- **SHORT EXERCISE**
Print exactly what lies from the line with "Rebuild this chart" down to the line with "plt.rcParams['font.family'] = ['Liberation", counting both of those lines, but not the pictures.

- **PROVIDED INFORMATION**
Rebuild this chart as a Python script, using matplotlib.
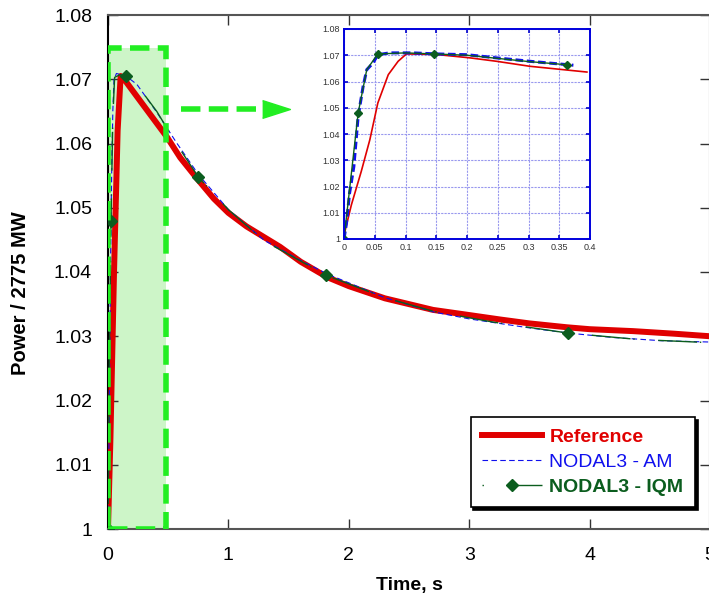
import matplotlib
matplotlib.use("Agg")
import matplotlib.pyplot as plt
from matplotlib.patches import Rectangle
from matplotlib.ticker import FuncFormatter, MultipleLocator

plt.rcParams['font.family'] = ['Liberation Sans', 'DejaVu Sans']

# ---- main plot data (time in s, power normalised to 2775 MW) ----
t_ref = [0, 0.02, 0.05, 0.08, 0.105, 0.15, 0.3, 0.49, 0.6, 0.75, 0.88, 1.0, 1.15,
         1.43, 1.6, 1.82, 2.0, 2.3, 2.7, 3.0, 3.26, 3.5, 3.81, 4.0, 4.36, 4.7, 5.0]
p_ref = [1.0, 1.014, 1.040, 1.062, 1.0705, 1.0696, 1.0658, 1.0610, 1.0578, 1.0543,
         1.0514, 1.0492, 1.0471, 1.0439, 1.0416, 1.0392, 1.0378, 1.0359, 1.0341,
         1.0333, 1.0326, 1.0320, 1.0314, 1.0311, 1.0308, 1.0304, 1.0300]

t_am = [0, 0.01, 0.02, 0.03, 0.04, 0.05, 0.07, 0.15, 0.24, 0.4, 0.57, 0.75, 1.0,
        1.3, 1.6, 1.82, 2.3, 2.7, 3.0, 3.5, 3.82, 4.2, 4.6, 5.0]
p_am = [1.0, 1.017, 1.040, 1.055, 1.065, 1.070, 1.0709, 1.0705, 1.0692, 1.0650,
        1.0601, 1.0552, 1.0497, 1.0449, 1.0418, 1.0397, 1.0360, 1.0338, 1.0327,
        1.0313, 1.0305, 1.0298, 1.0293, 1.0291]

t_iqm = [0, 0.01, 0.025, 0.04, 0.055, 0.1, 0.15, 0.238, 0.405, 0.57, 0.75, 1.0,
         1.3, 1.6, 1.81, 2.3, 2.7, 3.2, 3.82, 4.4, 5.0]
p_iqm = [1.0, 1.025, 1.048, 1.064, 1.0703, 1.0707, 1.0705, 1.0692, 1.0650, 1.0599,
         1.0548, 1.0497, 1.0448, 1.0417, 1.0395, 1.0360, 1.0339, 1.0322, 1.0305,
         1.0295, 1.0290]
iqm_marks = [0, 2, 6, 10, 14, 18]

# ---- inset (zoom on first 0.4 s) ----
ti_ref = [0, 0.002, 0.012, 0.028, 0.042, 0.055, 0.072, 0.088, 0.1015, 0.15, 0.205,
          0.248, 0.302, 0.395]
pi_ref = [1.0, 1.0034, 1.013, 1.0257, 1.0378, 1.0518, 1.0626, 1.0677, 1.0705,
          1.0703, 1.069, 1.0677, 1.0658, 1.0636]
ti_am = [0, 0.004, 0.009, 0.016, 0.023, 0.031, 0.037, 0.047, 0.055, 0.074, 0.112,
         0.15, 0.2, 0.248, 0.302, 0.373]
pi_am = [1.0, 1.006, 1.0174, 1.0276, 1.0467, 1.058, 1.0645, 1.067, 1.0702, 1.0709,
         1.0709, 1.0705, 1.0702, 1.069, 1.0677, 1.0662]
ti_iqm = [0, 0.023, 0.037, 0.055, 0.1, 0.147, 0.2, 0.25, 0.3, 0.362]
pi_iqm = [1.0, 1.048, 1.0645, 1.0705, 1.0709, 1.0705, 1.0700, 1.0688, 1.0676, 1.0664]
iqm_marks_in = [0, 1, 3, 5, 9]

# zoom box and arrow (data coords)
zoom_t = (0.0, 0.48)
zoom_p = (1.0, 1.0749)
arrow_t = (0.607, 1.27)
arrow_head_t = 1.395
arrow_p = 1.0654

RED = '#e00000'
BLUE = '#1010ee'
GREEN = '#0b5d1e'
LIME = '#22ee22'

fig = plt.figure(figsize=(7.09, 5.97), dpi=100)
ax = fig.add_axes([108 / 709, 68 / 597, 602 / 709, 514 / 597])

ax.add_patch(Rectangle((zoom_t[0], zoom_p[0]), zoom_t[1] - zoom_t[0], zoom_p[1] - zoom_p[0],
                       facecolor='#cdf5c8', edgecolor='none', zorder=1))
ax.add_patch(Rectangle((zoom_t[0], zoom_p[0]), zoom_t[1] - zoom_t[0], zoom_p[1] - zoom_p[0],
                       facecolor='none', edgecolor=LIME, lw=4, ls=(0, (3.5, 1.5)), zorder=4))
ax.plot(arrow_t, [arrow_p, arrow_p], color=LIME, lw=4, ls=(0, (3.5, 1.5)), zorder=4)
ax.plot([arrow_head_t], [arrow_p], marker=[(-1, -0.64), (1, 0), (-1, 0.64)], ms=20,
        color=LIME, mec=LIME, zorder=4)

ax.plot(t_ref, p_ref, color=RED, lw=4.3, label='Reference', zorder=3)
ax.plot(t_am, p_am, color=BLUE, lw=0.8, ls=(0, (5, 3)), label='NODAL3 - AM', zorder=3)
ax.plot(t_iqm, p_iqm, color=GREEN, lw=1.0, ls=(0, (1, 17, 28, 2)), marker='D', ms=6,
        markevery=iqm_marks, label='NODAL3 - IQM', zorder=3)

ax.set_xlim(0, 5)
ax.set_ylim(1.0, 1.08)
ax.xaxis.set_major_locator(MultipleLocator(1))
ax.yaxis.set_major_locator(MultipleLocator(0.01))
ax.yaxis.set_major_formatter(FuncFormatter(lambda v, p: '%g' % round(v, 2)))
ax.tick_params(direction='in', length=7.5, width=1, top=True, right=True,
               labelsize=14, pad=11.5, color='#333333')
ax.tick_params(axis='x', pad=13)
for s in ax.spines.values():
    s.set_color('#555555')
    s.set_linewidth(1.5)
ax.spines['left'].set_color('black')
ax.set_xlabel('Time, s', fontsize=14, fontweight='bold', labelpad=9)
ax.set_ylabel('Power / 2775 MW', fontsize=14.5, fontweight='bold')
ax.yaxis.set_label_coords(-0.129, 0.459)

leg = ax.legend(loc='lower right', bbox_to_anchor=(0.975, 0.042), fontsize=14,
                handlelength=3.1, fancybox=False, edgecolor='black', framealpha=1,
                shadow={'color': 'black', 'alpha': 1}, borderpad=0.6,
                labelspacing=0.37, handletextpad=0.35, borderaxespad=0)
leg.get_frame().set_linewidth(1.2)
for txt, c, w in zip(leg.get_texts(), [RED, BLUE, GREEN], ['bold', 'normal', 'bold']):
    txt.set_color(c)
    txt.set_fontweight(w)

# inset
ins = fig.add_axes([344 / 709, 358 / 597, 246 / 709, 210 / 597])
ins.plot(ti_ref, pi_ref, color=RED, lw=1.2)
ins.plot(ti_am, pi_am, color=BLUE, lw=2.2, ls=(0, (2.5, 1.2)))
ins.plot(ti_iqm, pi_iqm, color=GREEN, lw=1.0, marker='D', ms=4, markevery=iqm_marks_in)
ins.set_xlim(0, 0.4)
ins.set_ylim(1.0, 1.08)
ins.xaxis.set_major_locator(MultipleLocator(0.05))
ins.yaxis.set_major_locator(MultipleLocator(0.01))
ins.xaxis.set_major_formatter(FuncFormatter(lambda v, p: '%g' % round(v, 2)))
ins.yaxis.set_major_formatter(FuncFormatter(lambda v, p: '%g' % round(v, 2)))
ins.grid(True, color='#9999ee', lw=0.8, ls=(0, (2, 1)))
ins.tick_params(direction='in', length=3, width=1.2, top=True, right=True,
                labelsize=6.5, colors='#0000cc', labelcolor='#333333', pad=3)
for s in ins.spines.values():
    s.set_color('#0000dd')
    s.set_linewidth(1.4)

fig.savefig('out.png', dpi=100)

--

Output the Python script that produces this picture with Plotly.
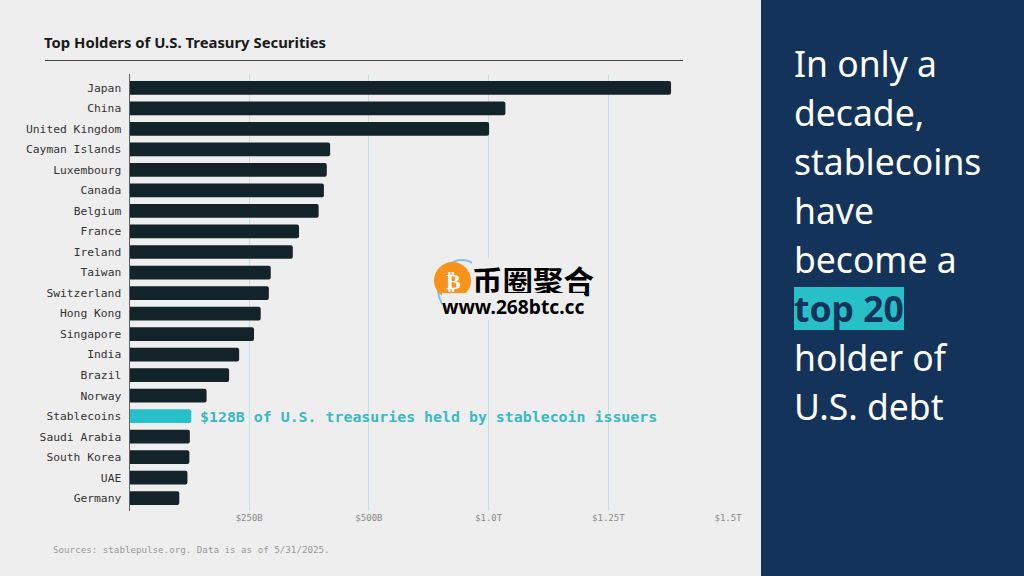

==

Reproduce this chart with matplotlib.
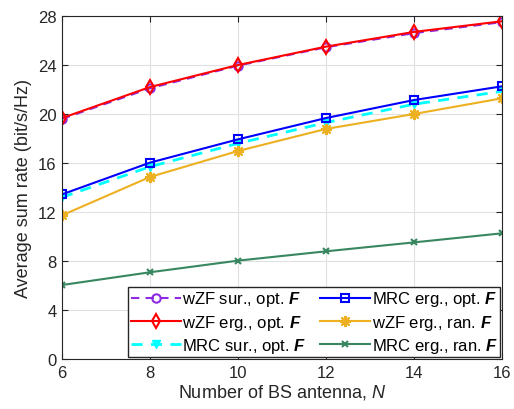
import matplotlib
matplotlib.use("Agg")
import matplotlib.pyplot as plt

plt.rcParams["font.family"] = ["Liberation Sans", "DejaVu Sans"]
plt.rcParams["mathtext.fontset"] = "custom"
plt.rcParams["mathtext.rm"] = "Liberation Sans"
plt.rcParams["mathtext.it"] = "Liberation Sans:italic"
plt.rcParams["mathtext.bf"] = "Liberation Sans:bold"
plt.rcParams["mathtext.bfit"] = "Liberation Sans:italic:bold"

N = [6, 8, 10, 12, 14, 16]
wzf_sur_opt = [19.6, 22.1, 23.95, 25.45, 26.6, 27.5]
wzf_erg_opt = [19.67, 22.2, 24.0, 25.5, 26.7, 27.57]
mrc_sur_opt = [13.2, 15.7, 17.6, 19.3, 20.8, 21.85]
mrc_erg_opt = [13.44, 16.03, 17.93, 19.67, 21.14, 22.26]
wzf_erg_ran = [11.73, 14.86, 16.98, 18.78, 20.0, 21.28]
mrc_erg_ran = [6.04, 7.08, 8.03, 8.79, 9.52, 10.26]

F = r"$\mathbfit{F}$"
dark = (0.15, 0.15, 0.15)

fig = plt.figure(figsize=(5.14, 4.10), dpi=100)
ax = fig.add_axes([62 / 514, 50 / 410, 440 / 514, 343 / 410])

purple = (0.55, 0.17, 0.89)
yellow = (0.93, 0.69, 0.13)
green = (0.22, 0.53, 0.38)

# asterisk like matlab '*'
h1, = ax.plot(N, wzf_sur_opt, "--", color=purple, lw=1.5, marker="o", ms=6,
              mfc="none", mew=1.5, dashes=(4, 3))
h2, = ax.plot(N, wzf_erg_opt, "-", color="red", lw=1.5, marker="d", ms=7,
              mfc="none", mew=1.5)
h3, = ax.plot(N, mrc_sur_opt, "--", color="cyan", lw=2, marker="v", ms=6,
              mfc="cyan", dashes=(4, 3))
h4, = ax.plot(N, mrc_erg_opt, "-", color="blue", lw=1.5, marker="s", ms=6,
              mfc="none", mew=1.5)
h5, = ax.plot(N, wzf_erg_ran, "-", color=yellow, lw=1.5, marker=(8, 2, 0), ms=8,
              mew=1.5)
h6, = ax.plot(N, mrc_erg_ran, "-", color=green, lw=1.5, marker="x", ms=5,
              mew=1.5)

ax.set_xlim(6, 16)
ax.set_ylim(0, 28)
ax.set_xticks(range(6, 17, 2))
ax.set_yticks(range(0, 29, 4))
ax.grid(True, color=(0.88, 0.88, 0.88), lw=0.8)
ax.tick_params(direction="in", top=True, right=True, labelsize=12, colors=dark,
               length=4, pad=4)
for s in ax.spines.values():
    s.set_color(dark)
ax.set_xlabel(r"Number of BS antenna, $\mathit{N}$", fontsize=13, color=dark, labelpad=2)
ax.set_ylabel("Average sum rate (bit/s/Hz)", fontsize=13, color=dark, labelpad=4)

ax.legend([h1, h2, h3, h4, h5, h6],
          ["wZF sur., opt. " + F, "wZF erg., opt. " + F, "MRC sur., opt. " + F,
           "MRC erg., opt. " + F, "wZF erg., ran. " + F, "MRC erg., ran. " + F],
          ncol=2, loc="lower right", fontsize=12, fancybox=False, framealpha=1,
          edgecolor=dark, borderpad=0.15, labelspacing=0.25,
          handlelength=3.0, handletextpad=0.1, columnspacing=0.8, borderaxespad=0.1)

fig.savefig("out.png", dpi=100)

- **RESPONSE BELOW**
Rebuild this chart as a Python script, using matplotlib.
import matplotlib
matplotlib.use("Agg")
import matplotlib.pyplot as plt
from matplotlib.patches import Rectangle
from matplotlib.ticker import FuncFormatter, MultipleLocator

plt.rcParams['font.family'] = ['Liberation Sans', 'DejaVu Sans']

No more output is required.